Dietrich Bonheoffer, the great German theologian pointed out in the middle of the 20th century that the test of the morality of a society is how it treats its children. A statement of American abolitionist Frederick Douglas from more than century and a half ago sheds light on the critical importance of properly educating today’s urban young. Douglas intimated that “literacy unfits a child for slavery.” Similarly, today education unfits children for poverty, addiction and incarceration.
It is important to give constructive attention to the education of children in urban areas because – as Marian Wright Edelman of the Children’s Defense Fund points out - urban children face the higher likelihood of being abused and neglected, born into poverty, born without health insurance, killed by a firearm, or born to a teenage mother. These figures are exacerbated for black and brown children in urban settings.[i]

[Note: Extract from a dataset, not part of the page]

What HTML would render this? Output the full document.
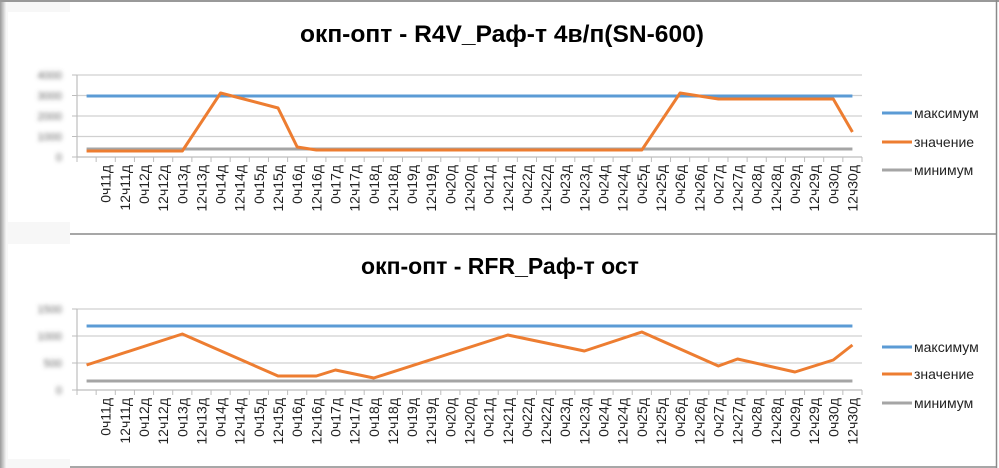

The 2005 “Equality Index,” published by the National Urban League sheds light on the challenges of urban education today. It points to significant disparities among urban and suburban educational systems in several areas, including the quality of education (including teacher quality and credentialing), as well as educational attainment/achievement.[ii]
According
to statistics compiled by the national “No Child Left Behind” initiative, the
percentage of teachers who are “highly qualified” in their specialty areas is
typically higher in the wealthiest school jurisdictions. For instance, in the Baltimore-Washington Standard
Metropolitan Statistical Area (SMSA) in three of the wealthiest/best performing
school districts: Fairfax County, VA, Montgomery Co., MD and Howard Co., MD
over 90% of teachers are reported to be highly qualified. By comparison, in three of the poorest/worst
performing school districts: the District of Columbia, Prince George’s Co., MD
and Baltimore City, less than 55 percent of teachers are reported to be highly
qualified.[iii]
Several
studies point out that differences in academic achievement among Black,
Hispanic and White children appear early in the elementary-school years and
persist throughout the elementary and secondary-school years. Dr. Freeman Hrabowski - president of the
University of Maryland, Baltimore County - and his collaborators in the book, Beating the Odds: Raising Academically
Successful African American Males - point out that a report on the
performance of elementary school children in Montgomery County, Maryland shows
that the percentage of Hispanic and Black children that fell behind their White
peers in mathematics increased markedly between the first and sixth
grades. At the second grade, more than
15% of Black and Hispanic children and approximately 5% of the White children
were performing below grade level. By
the sixth grade, the performance of 20 % of White children, while the
performance of over 40% of the Hispanic and 50% of the Black children, was
below grade level.[iv]
Many
Black and Hispanic children live in urban settings where school systems
typically receive far less funding per student than their suburban
counterparts. The difference in funding,
for example, for students in the city of Baltimore and Montgomery County, one
of the wealthiest counties in the country, is almost $2,000 per student per
year.[v]
The
development of constructive, collaborative approaches to addressing the issues
surrounding educational disparities between urban and other settings present
some of the most critical opportunities for turning the tide on the blight now
evident in many of our communities.
Entrepreneurial
educational initiatives such as Teach for America (www.teachforamerica.org), The Algebra
Project (www.algebra.org), The Northwood Appold
Community Academy, Baltimore (www.nacacad.org),
and Room to Read (www.roomtoread.org) offer four diverse approaches to addressing
educational disparities, and warrant further investigation in developing a
comprehensive model to enhance educational achievement among underserved
populations in urban settings.
[i]
Robert Franklin, Crisis in the Village: Restoring Hope in African American Communities (Minneapolis:
Fortress Press, 2007), 20.
[ii]
National Urban League, The State of Black
America-2006: The Opportunity Compact (New York: National Urban League,
2006), p. 133 f.
[iii]
See The Washington Post, January 13,
2007.
[iv]
Freeman Hrabowski, IIII, et. al., Beating
the Odds: Raising Academically Successful African American Males (Oxford,
UK: Oxford University Press, 1998).
[v]
The Washington Post, January 13, 2007.